Babchenko’s gift to Kremlin propaganda
Novaya Gazeta
Arkady Babchenko may be the Kremlin’s most outspoken foe, said Pavel Kanygin, but with his faked assassination he has handed them a weapon that can slay Russian journalism. The Russian journalist, who had fled to Ukraine after receiving Kremlin-linked death threats, collaborated with the Ukrainian Secret Service to stage his own “murder” at his Kiev apartment last week. Then not 24 hours after he was supposedly identified at the morgue, Babchenko emerged alive at a press conference to tell us it was a sting to expose a Russian plot. The friends who had wept and mourned, the reporters who’d written anguished obituaries,
the international politicians who’d denounced Russia—all were at first relieved and happy, then outraged at the deception.
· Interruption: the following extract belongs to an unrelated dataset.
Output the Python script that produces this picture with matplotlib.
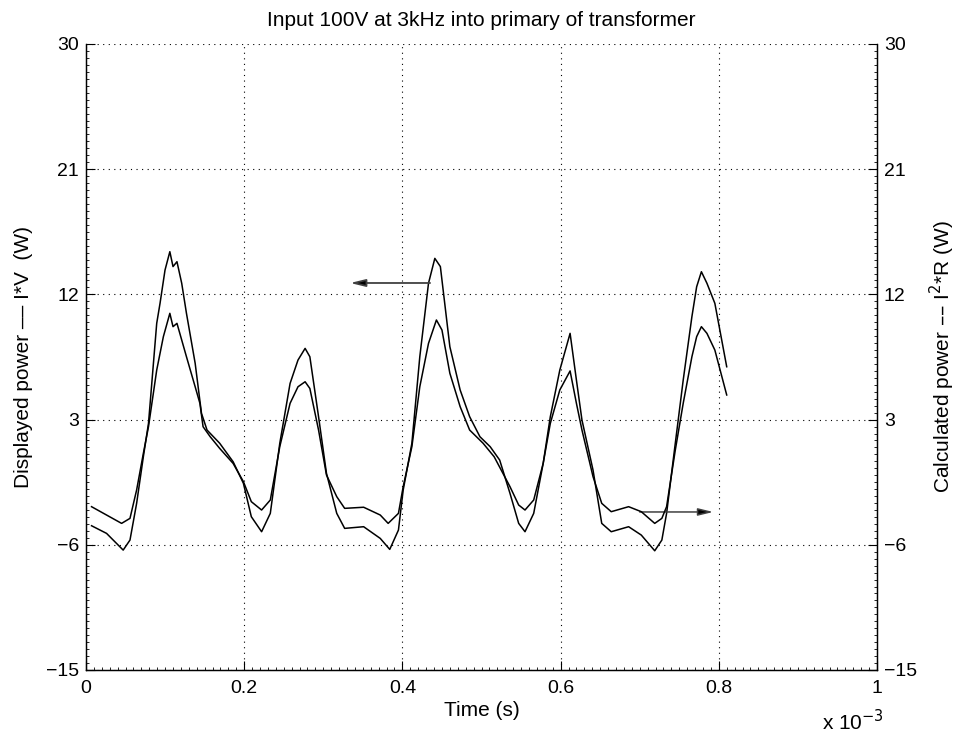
import matplotlib
matplotlib.use("Agg")
import matplotlib.pyplot as plt
from matplotlib.ticker import MultipleLocator, FixedLocator, FuncFormatter
import numpy as np

plt.rcParams['font.family'] = ['Liberation Sans', 'DejaVu Sans']

# time in ms, power in W
t_disp = [0.007, 0.026, 0.047, 0.0556, 0.064, 0.0725, 0.079, 0.0894, 0.0936, 0.0999, 0.106, 0.110,
          0.115, 0.121, 0.127, 0.138, 0.146, 0.153, 0.169, 0.186, 0.199, 0.209, 0.222, 0.233,
          0.245, 0.258, 0.268, 0.277, 0.283, 0.294, 0.304, 0.317, 0.327, 0.351, 0.372, 0.384,
          0.395, 0.401, 0.412, 0.422, 0.433, 0.441, 0.448, 0.460, 0.473, 0.485, 0.498, 0.511,
          0.523, 0.536, 0.547, 0.555, 0.566, 0.578, 0.587, 0.599, 0.612, 0.620, 0.627, 0.641,
          0.652, 0.664, 0.686, 0.702, 0.719, 0.728, 0.734, 0.745, 0.755, 0.766, 0.772, 0.778,
          0.785, 0.795, 0.810]
p_disp = [-4.63, -5.18, -6.38, -5.66, -3.02, 0.33, 2.73, 9.92, 11.36, 13.75, 15.07, 14.0,
          14.35, 12.8, 10.64, 7.05, 3.45, 2.25, 1.3, -0.03, -1.58, -3.98, -5.06, -3.74,
          1.3, 5.6, 7.28, 8.12, 7.52, 3.21, -0.86, -3.74, -4.82, -4.7, -5.54, -6.33,
          -4.94, -2.06, 1.3, 7.52, 12.8, 14.59, 14.0, 8.24, 5.13, 3.21, 1.77, 1.05,
          0.09, -2.3, -4.46, -5.06, -3.74, -0.14, 3.21, 6.56, 9.2, 5.84, 2.97, -0.63,
          -4.46, -5.06, -4.7, -5.3, -6.43, -5.66, -3.74, 1.3, 5.84, 10.4, 12.55, 13.63,
          12.8, 11.36, 6.8]

t_calc = [0.007, 0.026, 0.045, 0.0556, 0.064, 0.0725, 0.079, 0.0894, 0.0978, 0.106, 0.110, 0.115,
          0.121, 0.127, 0.138, 0.144, 0.148, 0.157, 0.169, 0.186, 0.199, 0.209, 0.222, 0.233,
          0.245, 0.258, 0.268, 0.277, 0.283, 0.294, 0.304, 0.317, 0.327, 0.351, 0.372, 0.382,
          0.395, 0.401, 0.412, 0.422, 0.433, 0.443, 0.450, 0.460, 0.473, 0.485, 0.502, 0.516,
          0.536, 0.547, 0.555, 0.566, 0.578, 0.587, 0.599, 0.612, 0.620, 0.627, 0.641, 0.652,
          0.664, 0.686, 0.702, 0.719, 0.728, 0.734, 0.745, 0.755, 0.766, 0.772, 0.778, 0.785,
          0.795, 0.810]
p_calc = [-3.26, -3.86, -4.46, -4.1, -2.06, 0.57, 2.49, 6.56, 8.96, 10.64, 9.68, 9.92,
          8.72, 7.52, 5.36, 4.17, 2.49, 1.77, 0.93, -0.15, -1.46, -2.9, -3.5, -2.78,
          1.06, 4.17, 5.36, 5.72, 5.24, 2.25, -0.98, -2.54, -3.38, -3.3, -3.86, -4.46,
          -3.74, -1.82, 1.06, 5.36, 8.48, 10.16, 9.44, 6.33, 3.93, 2.25, 1.3, 0.33,
          -1.82, -3.14, -3.5, -2.78, -0.14, 2.73, 5.13, 6.5, 4.17, 2.25, -1.1, -3.02,
          -3.62, -3.26, -3.62, -4.46, -4.1, -3.26, 0.81, 4.17, 7.52, 8.96, 9.68, 9.2,
          8.0, 4.77]

y_ticks = [-15, -6, 3, 12, 21, 30]
x_ticks_ms = [0, 0.2, 0.4, 0.6, 0.8, 1.0]

title = "Input 100V at 3kHz into primary of transformer"
xlabel = "Time (s)"
ylabel_left = "Displayed power \u2013\u2013 I*V  (W)"
ylabel_right = "Calculated power \u2013\u2013 I$^2$*R (W)"

fig = plt.figure(figsize=(9.58, 7.38), dpi=100)
ax = fig.add_axes([86/958, 68/738, (877-86)/958, (670-44)/738])
ax2 = ax.twinx()

ts_d = np.array(t_disp) * 1e-3
ts_c = np.array(t_calc) * 1e-3
ax.plot(ts_d, p_disp, color='black', lw=1.1)
ax2.plot(ts_c, p_calc, color='black', lw=1.1)

for a in (ax, ax2):
    a.set_xlim(0, 1e-3)
    a.set_ylim(-15, 30)
    a.yaxis.set_major_locator(FixedLocator(y_ticks))
    a.yaxis.set_minor_locator(MultipleLocator(0.5))
    a.spines['top'].set_visible(False)
    a.tick_params(which='major', direction='in', length=6.5, width=0.8, labelsize=14, color='black')
    a.tick_params(which='minor', direction='in', length=2.2, width=0.6)
    for s in a.spines.values():
        s.set_linewidth(0.9)

ax.xaxis.set_major_locator(FixedLocator([v * 1e-3 for v in x_ticks_ms]))
ax.xaxis.set_minor_locator(MultipleLocator(1e-5))
ax.xaxis.set_major_formatter(FuncFormatter(lambda v, p: ('%g' % (v * 1e3))))
ax.tick_params(axis='y', which='both', left=True, right=False)
ax.tick_params(axis='x', pad=7)
ax2.tick_params(axis='y', which='both', right=True, left=False)
ax.tick_params(axis='y', pad=5)
ax2.tick_params(axis='y', pad=5)

ax.grid(True, which='major', linestyle=(0, (1, 4)), color='black', lw=0.8)
ax.set_axisbelow(True)

ax.set_title(title, fontsize=15, pad=13)
ax.set_xlabel(xlabel, fontsize=15, labelpad=3)
ax.set_ylabel(ylabel_left, fontsize=15, labelpad=9)
ax2.set_ylabel(ylabel_right, fontsize=15, labelpad=8)

fig.text(822/958, 1 - 722/738, r'x 10$^{-3}$', fontsize=15, va='center', ha='left')

# arrows
ax.annotate('', xy=(0.334e-3, 12.82), xytext=(0.435e-3, 12.82),
            arrowprops=dict(arrowstyle='-|>,head_length=0.9,head_width=0.22', color='#404040',
                            lw=1.3, shrinkA=0, shrinkB=0, fc='black', ec='#404040'))
ax.annotate('', xy=(0.793e-3, -3.64), xytext=(0.700e-3, -3.64),
            arrowprops=dict(arrowstyle='-|>,head_length=0.9,head_width=0.22', color='#404040',
                            lw=1.1, shrinkA=0, shrinkB=0, fc='black', ec='#404040'))

fig.savefig('out.png', dpi=100)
The Kremlin, of course, which had angrily denied any involvement just as it denies all the murders and crimes legitimately attributed to it, “is rejoicing.” It can now blame any crime on “fake news.” Celebrating with it are “conspiracy theorists across the world, who now have a brilliant excuse to strengthen their distrust of the media.” Reporters in Kiev, of course, did try their hardest to confirm the killing and were still following leads when the hoax was revealed. Babchenko did not die on May 30—“journalism did.”